Così il futuro è ben radicato nel dna di Ernesto Colnago che presto, discorrendo di comunicazione e di come alla forcella diritta sviluppata da un’idea di Enzo Ferrari si può abbinare una strategia altrettanto diritta per raggiungere milioni di appassionati attraverso il web, ecco che sente l’esigenza di presentarmi al nipote Alessandro. Ovvero al futuro della Colnago. Perché nella mente di un esploratore di nuove vie c’è il naturale coinvolgimento dei giovani, a cui si delega l’onere e l’onore di traghettare il marchio verso nuovi traguardi.
Oggi ci sono clienti appassionati che cambiano bicicletta ogni anno, come se la bici fosse un software da aggiornare costantemente. Ed è commovente la lettera del ciclista coreano che ha sentito l’impulso di scrivere, a mano, una lettera personale ad Ernesto Colnago, per ringraziarlo della sua costante presenza al Giro e al Tour dove, dice, è possibile vedere i nuovi bellissimi modelli di bicicletta.
Oggi partecipare a queste grandi manifestazioni internazionali è diventato impegnativo. “Un tempo la bicicletta migliore si dava solo al campione, a Magni ad esempio – afferma Colnago – oggi tutta la squadra, ovvero 28-30 atleti, devono avere una dotazione completa composta da 4 biciclette da corsa e 2 da cronometro. Con centinaia di pezzi di ricambio. Solo la gestione delle ruote costa una fortuna“. Uno sforzo economico immane che tuttavia appare ancora molto determinante per dare visibilità, soprattutto a livello internazionale, ai nuovi modelli. La lettera dell’appassionato cliente coreano ne è la conferma.
Nel mezzo di queste considerazioni che non possono che sottolineare l’elevatissimo standard tecnico raggiunto nelle competizioni più importanti, sicuramente soprattutto grazie a uomini come Ernesto Colnago che arrivavano a produrre, anche solo per un singolo campione, come Merckx, ben 27 modelli in un anno, ecco che irrompe una telefonata.
È Vincenzo Nibali. La mia visita in azienda risale infatti a pochi giorni dopo il brutto incidente al Tour ed era quindi appena stata decisa l’operazione alla colonna vertebrale del campione, con la speranza di un recupero che oggi, a Vuelta conclusa positivamente, si è rivelato più che realistico.

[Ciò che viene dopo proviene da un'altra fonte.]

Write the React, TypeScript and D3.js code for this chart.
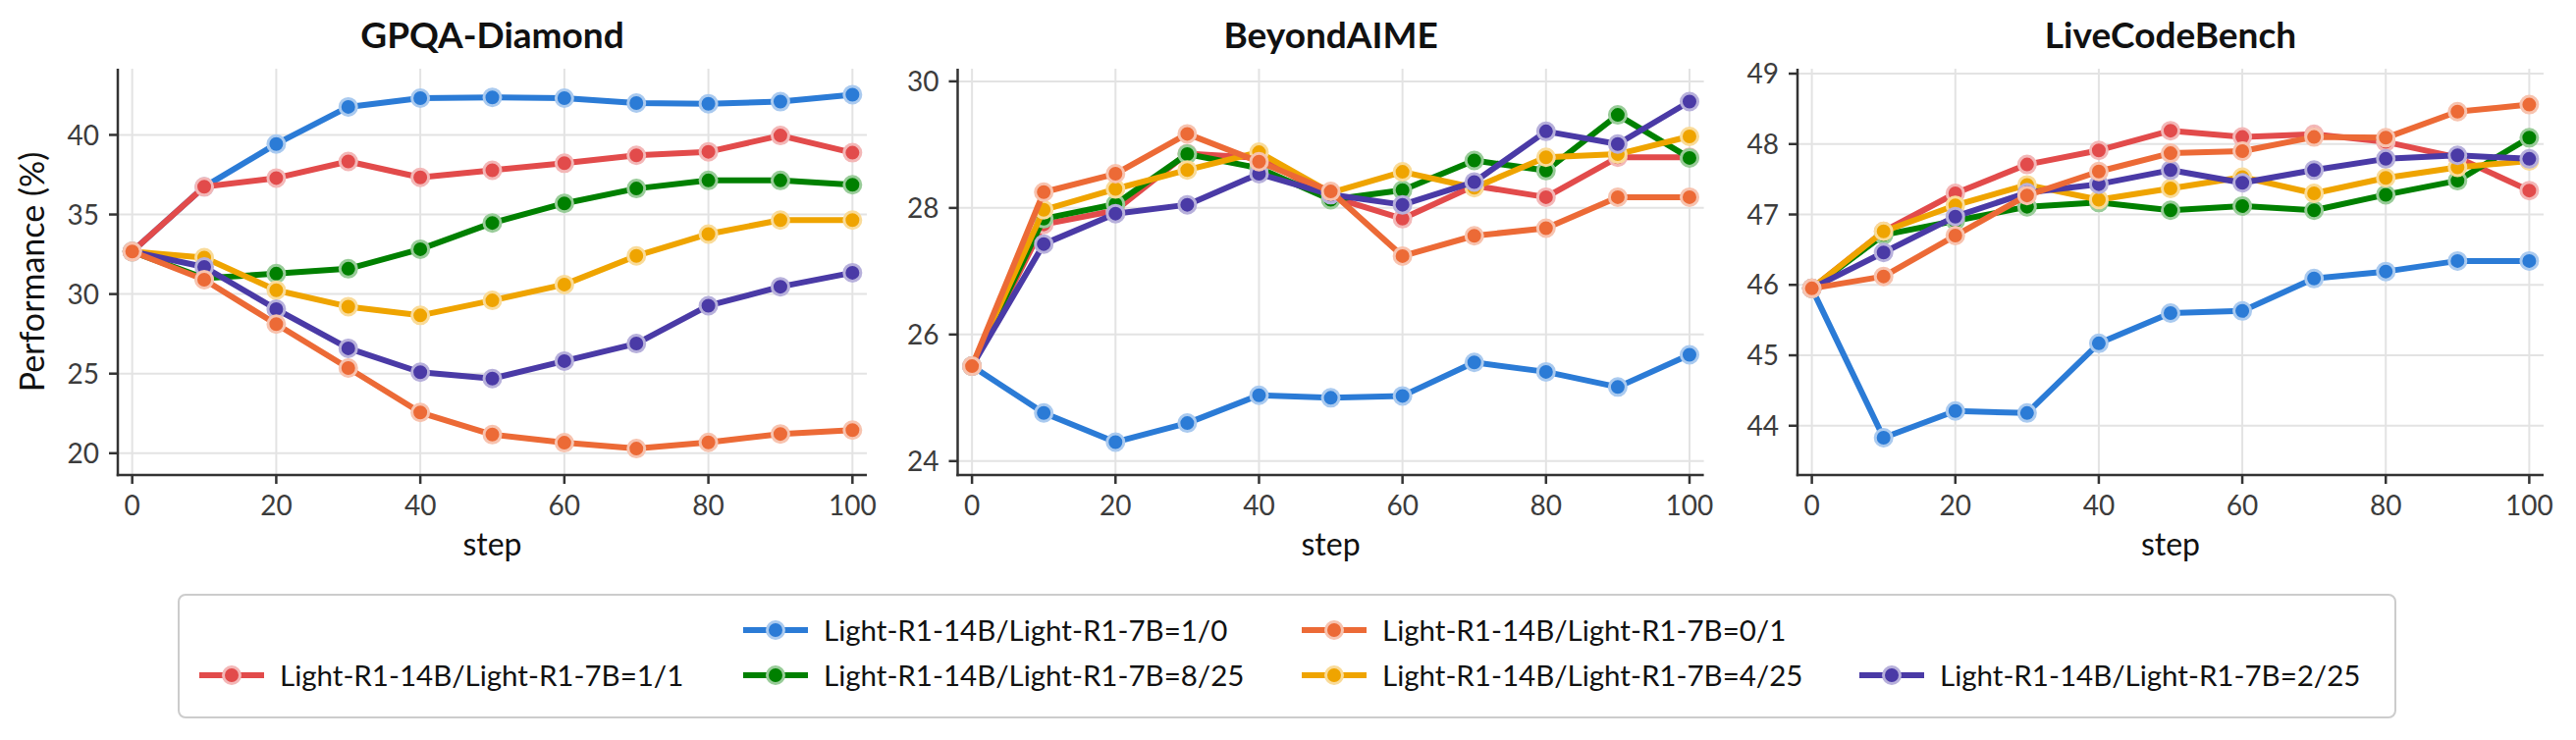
import React from 'react';
import * as d3 from 'd3';

const steps = [0, 10, 20, 30, 40, 50, 60, 70, 80, 90, 100];
const xTicks = [0, 20, 40, 60, 80, 100];

// GPQA-Diamond
const gpqa11 = [32.67, 36.74, 37.29, 38.33, 37.33, 37.78, 38.22, 38.72, 38.94, 39.96, 38.88];
const gpqa10 = [32.67, 36.74, 39.43, 41.76, 42.31, 42.36, 42.31, 42.0, 41.96, 42.09, 42.53];
const gpqa825 = [32.67, 31.0, 31.28, 31.59, 32.82, 34.47, 35.7, 36.63, 37.14, 37.14, 36.87];
const gpqa01 = [32.67, 30.9, 28.11, 25.35, 22.56, 21.17, 20.66, 20.29, 20.68, 21.21, 21.45];
const gpqa425 = [32.67, 32.29, 30.24, 29.21, 28.66, 29.6, 30.6, 32.4, 33.77, 34.65, 34.65];
const gpqa225 = [32.67, 31.7, 29.05, 26.59, 25.09, 24.69, 25.79, 26.89, 29.27, 30.46, 31.34];

// BeyondAIME
const aime11 = [25.5, 27.74, 27.96, 28.86, 28.79, 28.18, 27.83, 28.35, 28.17, 28.8, 28.8];
const aime10 = [25.5, 24.76, 24.3, 24.6, 25.04, 25.0, 25.03, 25.56, 25.41, 25.17, 25.68];
const aime825 = [25.5, 27.83, 28.06, 28.85, 28.63, 28.13, 28.28, 28.75, 28.59, 29.47, 28.79];
const aime01 = [25.5, 28.25, 28.54, 29.17, 28.73, 28.26, 27.24, 27.56, 27.68, 28.17, 28.17];
const aime425 = [25.5, 27.97, 28.3, 28.6, 28.88, 28.24, 28.57, 28.32, 28.8, 28.85, 29.13];
const aime225 = [25.5, 27.43, 27.91, 28.05, 28.54, 28.21, 28.05, 28.41, 29.21, 29.01, 29.68];

// LiveCodeBench
const lcb11 = [45.95, 46.76, 47.3, 47.71, 47.91, 48.19, 48.1, 48.14, 48.03, 47.81, 47.34];
const lcb10 = [45.95, 43.83, 44.21, 44.18, 45.17, 45.6, 45.63, 46.09, 46.19, 46.34, 46.34];
const lcb825 = [45.95, 46.71, 46.91, 47.11, 47.17, 47.06, 47.12, 47.06, 47.28, 47.48, 48.09];
const lcb01 = [45.95, 46.12, 46.7, 47.27, 47.61, 47.87, 47.9, 48.1, 48.09, 48.46, 48.56];
const lcb425 = [45.95, 46.76, 47.13, 47.42, 47.21, 47.37, 47.53, 47.3, 47.52, 47.67, 47.76];
const lcb225 = [45.95, 46.46, 46.97, 47.31, 47.43, 47.63, 47.45, 47.63, 47.79, 47.84, 47.79];

const seriesNames = [
  'Light-R1-14B/Light-R1-7B=1/1',
  'Light-R1-14B/Light-R1-7B=1/0',
  'Light-R1-14B/Light-R1-7B=8/25',
  'Light-R1-14B/Light-R1-7B=0/1',
  'Light-R1-14B/Light-R1-7B=4/25',
  'Light-R1-14B/Light-R1-7B=2/25',
];
const seriesColors = ['#e24b4b', '#2b7bd6', '#008000', '#ec6a36', '#efa400', '#4a3aa6'];
// order in which the lines are stacked (last on top)
const drawOrder = [1, 0, 2, 4, 5, 3];

const panels = [
  { title: 'GPQA-Diamond', left: 120, right: 883, yDomain: [18.63, 44.16], yTicks: [20, 25, 30, 35, 40], data: [gpqa11, gpqa10, gpqa825, gpqa01, gpqa425, gpqa225], yLabel: true },
  { title: 'BeyondAIME', left: 975.5, right: 1735.6, yDomain: [23.78, 30.2], yTicks: [24, 26, 28, 30], data: [aime11, aime10, aime825, aime01, aime425, aime225], yLabel: false },
  { title: 'LiveCodeBench', left: 1831, right: 2591, yDomain: [43.3, 49.07], yTicks: [44, 45, 46, 47, 48, 49], data: [lcb11, lcb10, lcb825, lcb01, lcb425, lcb225], yLabel: false },
];

// legend slots: [series index, column, row]
const legendSlots = [
  [0, 0, 1],
  [1, 1, 0],
  [2, 1, 1],
  [3, 2, 0],
  [4, 2, 1],
  [5, 3, 1],
];
const legendColX = [203, 757, 1326, 1894];
const legendRowY = [642, 688];

const TOP = 70;
const BOTTOM = 484;
const FONT = 'Lato, "Noto Sans", sans-serif';
const light = (c: string) => d3.interpolateRgb(c, '#ffffff')(0.6);

const Panel = ({ p }: { p: typeof panels[number] }) => {
  const x = d3.scaleLinear().domain([-2, 102]).range([p.left, p.right]);
  const y = d3.scaleLinear().domain(p.yDomain).range([BOTTOM, TOP]);
  const line = d3.line<number>()
    .x((_, i) => x(steps[i]))
    .y(d => y(d));
  const cx = (p.left + p.right) / 2;

  return (
    <g>
      {/* grid */}
      {xTicks.map(t => (
        <line key={`gx-${t}`} x1={x(t)} x2={x(t)} y1={TOP} y2={BOTTOM} stroke="#e3e3e3" strokeWidth={2} />
      ))}
      {p.yTicks.map(t => (
        <line key={`gy-${t}`} x1={p.left} x2={p.right} y1={y(t)} y2={y(t)} stroke="#e3e3e3" strokeWidth={2} />
      ))}

      {/* lines and markers */}
      {drawOrder.map(si => (
        <g key={`s-${si}`}>
          <path d={line(p.data[si]) || ''} fill="none" stroke={seriesColors[si]} strokeWidth={6} strokeLinejoin="round" />
          {p.data[si].map((v, i) => (
            <circle key={i} cx={x(steps[i])} cy={y(v)} r={8.5} fill={seriesColors[si]} stroke={light(seriesColors[si])} strokeWidth={3} />
          ))}
        </g>
      ))}

      {/* spines */}
      <line x1={p.left} x2={p.left} y1={TOP} y2={BOTTOM + 1.2} stroke="#333" strokeWidth={2.5} />
      <line x1={p.left - 1.2} x2={p.right} y1={BOTTOM} y2={BOTTOM} stroke="#333" strokeWidth={2.5} />

      {/* ticks */}
      {xTicks.map(t => (
        <g key={`xt-${t}`}>
          <line x1={x(t)} x2={x(t)} y1={BOTTOM} y2={BOTTOM + 9} stroke="#333" strokeWidth={2.5} />
          <text x={x(t)} y={BOTTOM + 41} textAnchor="middle" fontFamily={FONT} fontSize={28} fill="#3c3c3c">{t}</text>
        </g>
      ))}
      {p.yTicks.map(t => (
        <g key={`yt-${t}`}>
          <line x1={p.left - 9} x2={p.left} y1={y(t)} y2={y(t)} stroke="#333" strokeWidth={2.5} />
          <text x={p.left - 19} y={y(t)} dy="0.36em" textAnchor="end" fontFamily={FONT} fontSize={28} fill="#3c3c3c">{t}</text>
        </g>
      ))}

      <text x={cx} y={49} textAnchor="middle" fontFamily={FONT} fontWeight="bold" fontSize={37} fill="#111">{p.title}</text>
      <text x={cx} y={566} textAnchor="middle" fontFamily={FONT} fontSize={32} fill="#111">step</text>
      {p.yLabel && (
        <text transform={`translate(45,${(TOP + BOTTOM) / 2}) rotate(-90)`} textAnchor="middle" fontFamily={FONT} fontSize={34} fill="#111">
          Performance (%)
        </text>
      )}
    </g>
  );
};

const App = () => {
  return (
    <div style={{ position: 'absolute', left: 0, top: 0 }}>
      <svg width={2624} height={754} viewBox="0 0 2624 754" style={{ display: 'block', background: '#fff' }}>
        {panels.map(p => <Panel key={p.title} p={p} />)}

        {/* legend */}
        <rect x={182} y={606} width={2258} height={125} rx={7} fill="#fff" stroke="#cccccc" strokeWidth={2} />
        {legendSlots.map(([si, col, row]) => {
          const x0 = legendColX[col];
          const yy = legendRowY[row];
          return (
            <g key={`lg-${si}`}>
              <line x1={x0} x2={x0 + 66} y1={yy} y2={yy} stroke={seriesColors[si]} strokeWidth={6} />
              <circle cx={x0 + 33} cy={yy} r={8.5} fill={seriesColors[si]} stroke={light(seriesColors[si])} strokeWidth={3} />
              <text x={x0 + 82} y={yy} dy="0.36em" fontFamily={FONT} fontSize={29.5} fill="#111">{seriesNames[si]}</text>
            </g>
          );
        })}
      </svg>
    </div>
  );
};

export default App;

E al telefono Vincenzo condivide con Ernesto la gioia di aver rivisto la sua bambina, Emma Vittoria, venuta a trovarlo in ospedale. Di lì capisco che il Signor Colnago, fin dai tempi di Magni, rappresenta per i campioni qualcosa di più del genio della meccanica quale è. Quel pedale da rimettere in asse era forse un’efficace quanto naturale metafora dell’anima del corridore, in cerca di sicurezza. Sicurezza e fiducia che l’uomo, oltre il meccanico, ha sempre saputo infondere non solo nei più grandi campioni, ma in tutti coloro che, nel mondo, semplicemente amano correre in bicicletta. E possono farlo sulle stesse, identiche, bici Colnago che affrontano le tappe di Giro e Tour e i pavè delle grandi classiche. Con la forcella (e la schiena) diritta.